_EXERCISE BRIEF_: Print the listing as it stands, omitting all images.

_INFORMATION SHOWN_:
+--
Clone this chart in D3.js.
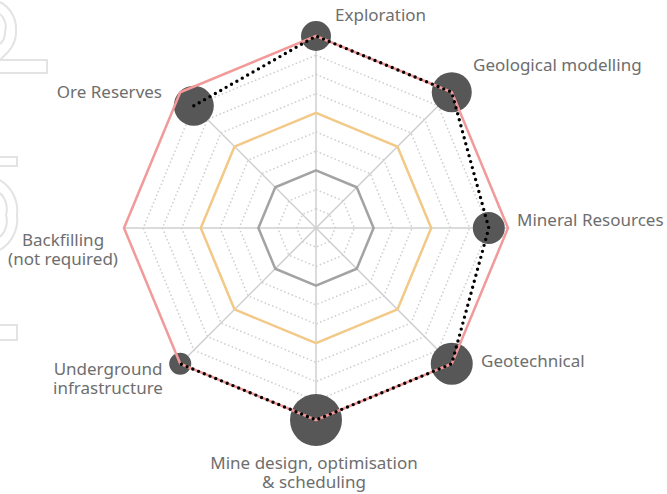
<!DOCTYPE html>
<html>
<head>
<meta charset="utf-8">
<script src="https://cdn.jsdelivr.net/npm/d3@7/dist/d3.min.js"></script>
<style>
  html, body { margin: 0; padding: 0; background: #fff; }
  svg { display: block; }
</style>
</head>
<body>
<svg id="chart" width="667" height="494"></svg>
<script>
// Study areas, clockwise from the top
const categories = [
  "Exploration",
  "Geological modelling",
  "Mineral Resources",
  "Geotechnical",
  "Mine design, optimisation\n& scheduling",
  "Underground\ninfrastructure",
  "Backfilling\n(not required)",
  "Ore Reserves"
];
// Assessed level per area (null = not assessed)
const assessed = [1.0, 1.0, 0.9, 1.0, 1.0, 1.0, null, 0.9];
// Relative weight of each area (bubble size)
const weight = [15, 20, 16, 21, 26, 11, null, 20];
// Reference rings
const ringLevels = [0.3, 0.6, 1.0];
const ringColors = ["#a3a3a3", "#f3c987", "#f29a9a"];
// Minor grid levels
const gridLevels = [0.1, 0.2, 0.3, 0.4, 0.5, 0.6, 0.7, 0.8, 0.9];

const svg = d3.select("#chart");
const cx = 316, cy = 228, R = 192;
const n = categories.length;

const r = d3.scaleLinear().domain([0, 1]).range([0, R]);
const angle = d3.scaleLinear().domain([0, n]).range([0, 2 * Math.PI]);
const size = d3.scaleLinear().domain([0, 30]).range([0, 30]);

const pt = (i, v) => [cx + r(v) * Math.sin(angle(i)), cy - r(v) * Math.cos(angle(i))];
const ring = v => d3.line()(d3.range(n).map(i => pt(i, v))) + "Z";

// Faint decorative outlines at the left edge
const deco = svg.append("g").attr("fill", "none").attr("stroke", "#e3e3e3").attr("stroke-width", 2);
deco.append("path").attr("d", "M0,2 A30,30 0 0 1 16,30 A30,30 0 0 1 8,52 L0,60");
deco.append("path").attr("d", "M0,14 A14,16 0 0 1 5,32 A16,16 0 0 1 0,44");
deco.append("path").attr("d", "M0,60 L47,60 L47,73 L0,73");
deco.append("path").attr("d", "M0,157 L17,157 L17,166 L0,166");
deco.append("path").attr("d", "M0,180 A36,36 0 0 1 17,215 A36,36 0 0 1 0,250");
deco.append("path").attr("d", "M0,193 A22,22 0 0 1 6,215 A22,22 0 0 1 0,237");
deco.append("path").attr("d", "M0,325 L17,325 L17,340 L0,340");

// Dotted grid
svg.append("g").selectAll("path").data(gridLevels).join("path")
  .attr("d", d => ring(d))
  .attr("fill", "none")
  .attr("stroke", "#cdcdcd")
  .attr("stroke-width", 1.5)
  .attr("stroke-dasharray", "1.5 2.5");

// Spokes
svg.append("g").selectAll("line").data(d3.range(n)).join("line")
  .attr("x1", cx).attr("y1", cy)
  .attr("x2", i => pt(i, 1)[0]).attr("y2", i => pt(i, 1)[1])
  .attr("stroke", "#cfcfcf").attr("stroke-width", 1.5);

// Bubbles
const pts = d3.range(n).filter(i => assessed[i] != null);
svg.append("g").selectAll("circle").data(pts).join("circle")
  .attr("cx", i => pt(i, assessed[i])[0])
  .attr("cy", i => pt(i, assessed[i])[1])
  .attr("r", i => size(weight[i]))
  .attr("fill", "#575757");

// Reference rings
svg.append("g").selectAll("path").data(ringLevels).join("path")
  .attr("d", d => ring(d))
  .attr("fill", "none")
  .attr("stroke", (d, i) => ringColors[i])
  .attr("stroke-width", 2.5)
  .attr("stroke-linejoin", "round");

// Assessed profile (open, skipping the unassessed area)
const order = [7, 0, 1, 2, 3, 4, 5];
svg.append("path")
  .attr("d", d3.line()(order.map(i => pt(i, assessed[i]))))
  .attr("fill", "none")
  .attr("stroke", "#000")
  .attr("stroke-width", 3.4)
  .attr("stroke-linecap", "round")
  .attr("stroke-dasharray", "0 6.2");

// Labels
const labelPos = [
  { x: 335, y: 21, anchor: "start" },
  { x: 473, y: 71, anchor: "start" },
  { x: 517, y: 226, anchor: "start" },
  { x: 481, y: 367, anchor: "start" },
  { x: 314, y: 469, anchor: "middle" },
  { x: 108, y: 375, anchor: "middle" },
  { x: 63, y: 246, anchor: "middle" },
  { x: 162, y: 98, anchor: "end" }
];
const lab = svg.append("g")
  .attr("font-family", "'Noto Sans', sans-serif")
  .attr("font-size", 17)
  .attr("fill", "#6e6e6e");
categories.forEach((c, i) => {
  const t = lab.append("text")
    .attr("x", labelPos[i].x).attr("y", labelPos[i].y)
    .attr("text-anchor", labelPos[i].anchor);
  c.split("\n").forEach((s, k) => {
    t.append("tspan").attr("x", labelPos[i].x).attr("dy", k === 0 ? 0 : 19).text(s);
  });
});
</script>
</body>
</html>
+--
_RESULT OF THIS TASK_:
Clone this chart in D3.js.
<!DOCTYPE html>
<html>
<head>
<meta charset="utf-8">
<script src="https://cdn.jsdelivr.net/npm/d3@7/dist/d3.min.js"></script>
<style>
  html, body { margin: 0; padding: 0; background: #fff; }
  svg { display: block; }
</style>
</head>
<body>
<svg id="chart" width="667" height="494"></svg>
<script>
// Study areas, clockwise from the top
const categories = [
  "Exploration",
  "Geological modelling",
  "Mineral Resources",
  "Geotechnical",
  "Mine design, optimisation\n& scheduling",
  "Underground\ninfrastructure",
  "Backfilling\n(not required)",
  "Ore Reserves"
];
// Assessed level per area (null = not assessed)
const assessed = [1.0, 1.0, 0.9, 1.0, 1.0, 1.0, null, 0.9];
// Relative weight of each area (bubble size)
const weight = [15, 20, 16, 21, 26, 11, null, 20];
// Reference rings
const ringLevels = [0.3, 0.6, 1.0];
const ringColors = ["#a3a3a3", "#f3c987", "#f29a9a"];
// Minor grid levels
const gridLevels = [0.1, 0.2, 0.3, 0.4, 0.5, 0.6, 0.7, 0.8, 0.9];

const svg = d3.select("#chart");
const cx = 316, cy = 228, R = 192;
const n = categories.length;

const r = d3.scaleLinear().domain([0, 1]).range([0, R]);
const angle = d3.scaleLinear().domain([0, n]).range([0, 2 * Math.PI]);
const size = d3.scaleLinear().domain([0, 30]).range([0, 30]);

const pt = (i, v) => [cx + r(v) * Math.sin(angle(i)), cy - r(v) * Math.cos(angle(i))];
const ring = v => d3.line()(d3.range(n).map(i => pt(i, v))) + "Z";

// Faint decorative outlines at the left edge
const deco = svg.append("g").attr("fill", "none").attr("stroke", "#e3e3e3").attr("stroke-width", 2);
deco.append("path").attr("d", "M0,2 A30,30 0 0 1 16,30 A30,30 0 0 1 8,52 L0,60");
deco.append("path").attr("d", "M0,14 A14,16 0 0 1 5,32 A16,16 0 0 1 0,44");
deco.append("path").attr("d", "M0,60 L47,60 L47,73 L0,73");
deco.append("path").attr("d", "M0,157 L17,157 L17,166 L0,166");
deco.append("path").attr("d", "M0,180 A36,36 0 0 1 17,215 A36,36 0 0 1 0,250");
deco.append("path").attr("d", "M0,193 A22,22 0 0 1 6,215 A22,22 0 0 1 0,237");
deco.append("path").attr("d", "M0,325 L17,325 L17,340 L0,340");

// Dotted grid
svg.append("g").selectAll("path").data(gridLevels).join("path")
  .attr("d", d => ring(d))
  .attr("fill", "none")
  .attr("stroke", "#cdcdcd")
  .attr("stroke-width", 1.5)
  .attr("stroke-dasharray", "1.5 2.5");

// Spokes
svg.append("g").selectAll("line").data(d3.range(n)).join("line")
  .attr("x1", cx).attr("y1", cy)
  .attr("x2", i => pt(i, 1)[0]).attr("y2", i => pt(i, 1)[1])
  .attr("stroke", "#cfcfcf").attr("stroke-width", 1.5);

// Bubbles
const pts = d3.range(n).filter(i => assessed[i] != null);
svg.append("g").selectAll("circle").data(pts).join("circle")
  .attr("cx", i => pt(i, assessed[i])[0])
  .attr("cy", i => pt(i, assessed[i])[1])
  .attr("r", i => size(weight[i]))
  .attr("fill", "#575757");

// Reference rings
svg.append("g").selectAll("path").data(ringLevels).join("path")
  .attr("d", d => ring(d))
  .attr("fill", "none")
  .attr("stroke", (d, i) => ringColors[i])
  .attr("stroke-width", 2.5)
  .attr("stroke-linejoin", "round");

// Assessed profile (open, skipping the unassessed area)
const order = [7, 0, 1, 2, 3, 4, 5];
svg.append("path")
  .attr("d", d3.line()(order.map(i => pt(i, assessed[i]))))
  .attr("fill", "none")
  .attr("stroke", "#000")
  .attr("stroke-width", 3.4)
  .attr("stroke-linecap", "round")
  .attr("stroke-dasharray", "0 6.2");

// Labels
const labelPos = [
  { x: 335, y: 21, anchor: "start" },
  { x: 473, y: 71, anchor: "start" },
  { x: 517, y: 226, anchor: "start" },
  { x: 481, y: 367, anchor: "start" },
  { x: 314, y: 469, anchor: "middle" },
  { x: 108, y: 375, anchor: "middle" },
  { x: 63, y: 246, anchor: "middle" },
  { x: 162, y: 98, anchor: "end" }
];
const lab = svg.append("g")
  .attr("font-family", "'Noto Sans', sans-serif")
  .attr("font-size", 17)
  .attr("fill", "#6e6e6e");
categories.forEach((c, i) => {
  const t = lab.append("text")
    .attr("x", labelPos[i].x).attr("y", labelPos[i].y)
    .attr("text-anchor", labelPos[i].anchor);
  c.split("\n").forEach((s, k) => {
    t.append("tspan").attr("x", labelPos[i].x).attr("dy", k === 0 ? 0 : 19).text(s);
  });
});
</script>
</body>
</html>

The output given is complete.